We’ve also just moved and the only place to sit is our kitchen table which is temporarily by the stairs in the living room. Unsure how Zoom will work and praying my one cat won’t want to be on camera like she does every other time I video call someone, I start the call.
Interviewing younger people is a bit different from older folks. When you talk to your elders, you’re doing so to get stories and wisdom they’ve gained from being on this planet for as long as they have. You’ll get thoughtful reflections on their younger selves because they’ve had the time to have that conversation with themselves.
Younger folks don’t really have that. Many times, when you ask them a self-reflecting question, that could be the first time they may have thought about it. They also have less stories from their past and more thoughts about the present moment. A lot of the time, they’re surprised to be interviewed at all.
None of this is a bad thing. Oral histories like this are actually very helpful to capture. They explain how a group of people think and feel about their current moment. It can also be helpful to them when they’re older; to see how they’ve grown and learned. Sometimes an oral historian can revisit an interviewee years later and see how they and the world have changed.
Their voices matter just as much as the elders’. One day, they’ll be the elders. One day their voice will inform a new generation and analysis of history.
Talking with Joyce was a great time. As someone disconnected from folks Joyce’s age, I greatly enjoyed hearing how they see the world. While only about eight years separate us, that’s almost two decades in internet time. I felt like the elder as we spoke, but never in a bad way.
Despite not being part of the queer community very long, Joyce was already gaining a greater appreciation of how complex our world is while also struggling with things queer people from the 1940s were struggling with. The phrase ‘queer enough’ came up a number of times. The invisibility of the queer community is something we have always grappled with. Joyce expressed similar struggles, trying to ensure other LGBT+ folks could identify with her while also appealing to her own developing style.
Queerness is an invisible part of a person’s life.
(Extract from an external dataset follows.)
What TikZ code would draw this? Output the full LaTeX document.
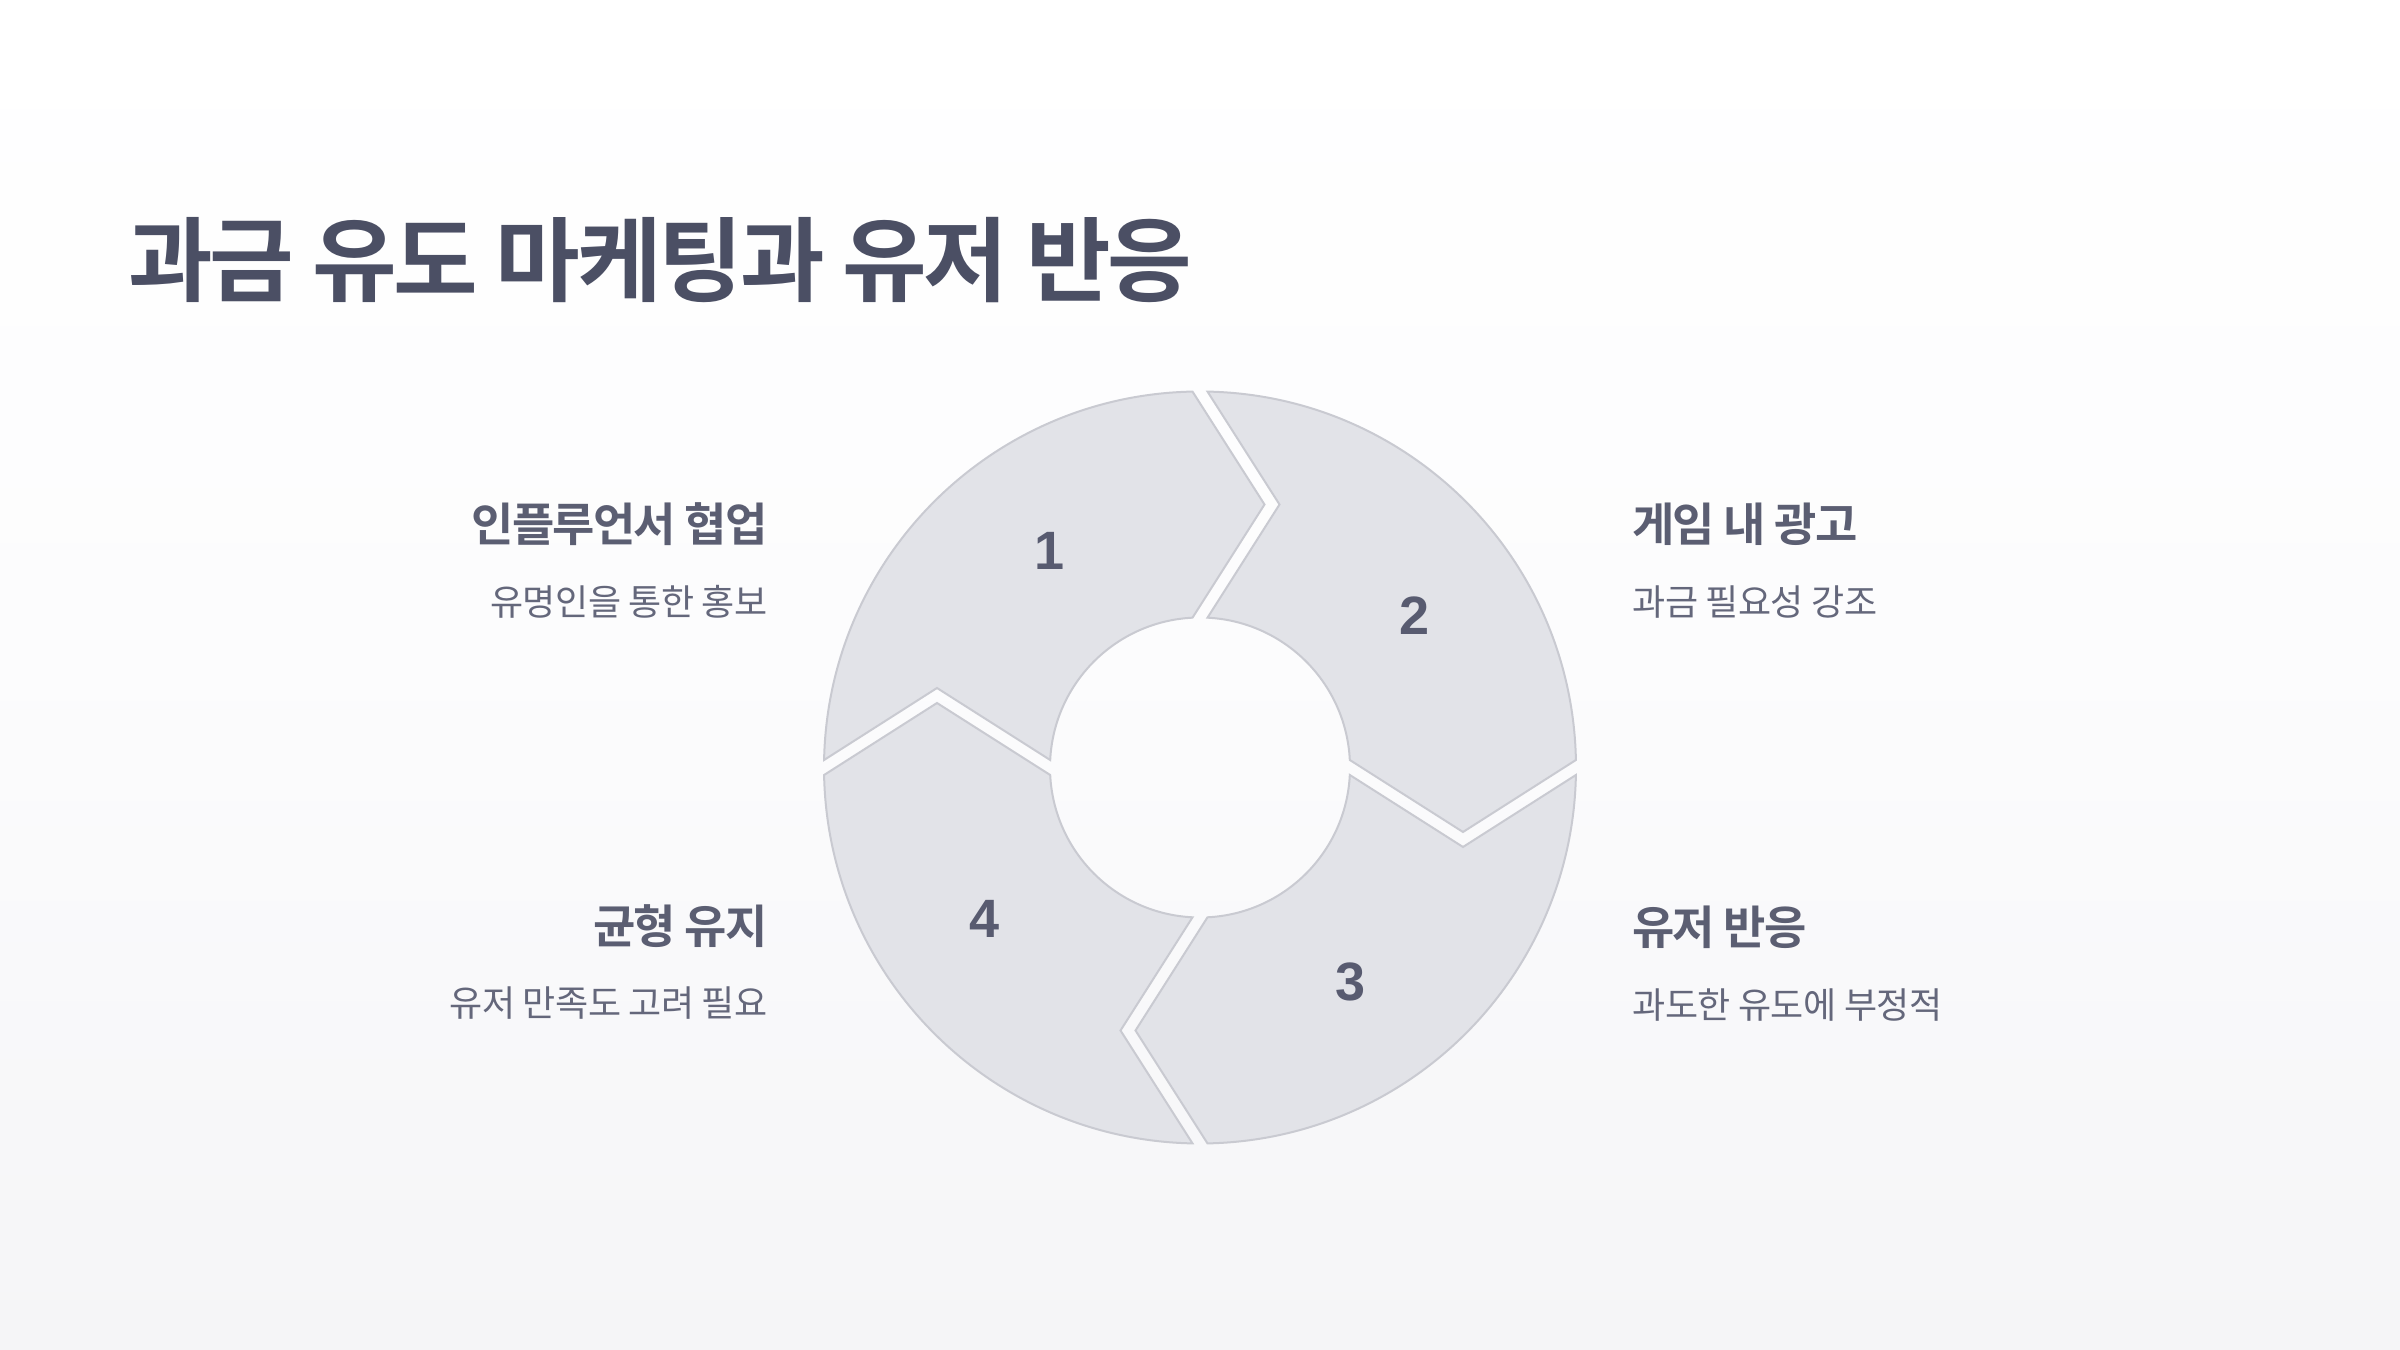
\documentclass[tikz,border=0pt]{standalone}
\usepackage{fontspec}
\newfontfamily\kr{Noto Sans CJK KR}[BoldFont={Noto Sans CJK KR Bold}]
\newfontfamily\krtitle{Noto Sans CJK KR Bold}[LetterSpace=-3.5]
\newfontfamily\krhead{Noto Sans CJK KR Bold}[LetterSpace=-4]
\newfontfamily\krsub{Noto Sans CJK KR}[LetterSpace=-1.5]
\newfontfamily\numfont{Liberation Sans}
\definecolor{bgmid}{HTML}{FCFCFD}
\definecolor{bgbot}{HTML}{F5F5F7}
\definecolor{segfill}{HTML}{E2E3E8}
\definecolor{segline}{HTML}{C9CAD1}
\definecolor{titlecol}{HTML}{4B4F64}
\definecolor{headcol}{HTML}{5B5E72}
\definecolor{subcol}{HTML}{64677B}
\definecolor{numcol}{HTML}{585B70}
\begin{document}
\begin{tikzpicture}[x=0.5pt,y=0.5pt,
  seg/.style={fill=segfill,draw=segline,line width=1pt},
  titletext/.style={inner sep=0pt,text=titlecol,font=\krtitle\fontsize{46pt}{52pt}\selectfont},
  headtext/.style={inner sep=0pt,text=headcol,font=\krhead\fontsize{23pt}{28pt}\selectfont},
  subtext/.style={inner sep=0pt,text=subcol,font=\krsub\fontsize{18pt}{22pt}\selectfont},
  numtext/.style={inner sep=0pt,text=numcol,font=\numfont\bfseries\fontsize{27pt}{32pt}\selectfont}]
\useasboundingbox (0,0) rectangle (2400,1350);
\fill[white] (0,0) rectangle (2400,1350);
\shade[top color=white,bottom color=bgmid] (0,700) rectangle (2400,1350);
\shade[top color=bgmid,bottom color=bgbot] (0,0) rectangle (2400,700);
\coordinate (C) at (1200,582.5);
\foreach \k in {0,1,2,3}{
  \begin{scope}[shift={(C)},rotate=-90*\k]
    \path[seg] (178.857:376) -- (-263,79.5) -- (177.134:150)
      arc[start angle=177.134,end angle=92.866,radius=150]
      -- (64.5,263) -- (91.143:376)
      arc[start angle=91.143,end angle=178.857,radius=376] -- cycle;
  \end{scope}
}
\node[numtext] (n1) at (1050,799) {1};
\node[numtext] (n2) at (1415,734) {2};
\node[numtext] (n3) at (1351,368) {3};
\node[numtext] (n4) at (985,431.5) {4};

\node[titletext,anchor=west] (title) at (128,1090) {과금 유도 마케팅과 유저 반응};

\node[headtext,anchor=east] (h1) at (768,825.5) {인플루언서 협업};
\node[subtext,anchor=east] (s1) at (768,748) {유명인을 통한 홍보};
\node[headtext,anchor=west] (h2) at (1632,825.5) {게임 내 광고};
\node[subtext,anchor=west] (s2) at (1632,748) {과금 필요성 강조};
\node[headtext,anchor=east] (h4) at (768,424) {균형 유지};
\node[subtext,anchor=east] (s4) at (768,346.5) {유저 만족도 고려 필요};
\node[headtext,anchor=west] (h3) at (1632,423) {유저 반응};
\node[subtext,anchor=west] (s3) at (1632,345) {과도한 유도에 부정적};
\end{tikzpicture}
\end{document}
While we have applied stereotypes to queer folks that are visible, like how they dress and speak, like all stereotypes, those things don’t apply to everyone. There is no actual way to visibly see queerness in someone. Throughout time, we have found silent ways to communicate with each other, either by flowers or hankies or even how we carry ourselves.
Being ‘queer enough’ is also just not something that is possible. However, we identify within the LGBT+ community, we are a part of it. If we pass as heterosexual, either with our appearance or the type of relationship we are in, or if we embrace those stereotypes and appear as visibly queer as we can, we are queer. We are a part of the community. All are welcome at the table, because identity is personal and internal. There is no true way to be visibly queer and preventing people from entering based on looks is a disservice to the entire community. You could never know the true identity of someone based on looks.
It is hard to come out again and again with new people, sometimes even to strangers we will never see again. However, that is the nature of a queer identity. There’s no way to look or be queer enough, but this is a conversation the community has had since trying to form organizations in the 1940s.
When I tell Joyce this, I hope it helps a little. I heard from the person who got Joyce and I in contact that Joyce had such a good time and enjoyed the interview. That they learned so much from me. Truly, that’s all I can ask for. I’m so happy someone had fun and learned something. That’s the goal of all of this after all.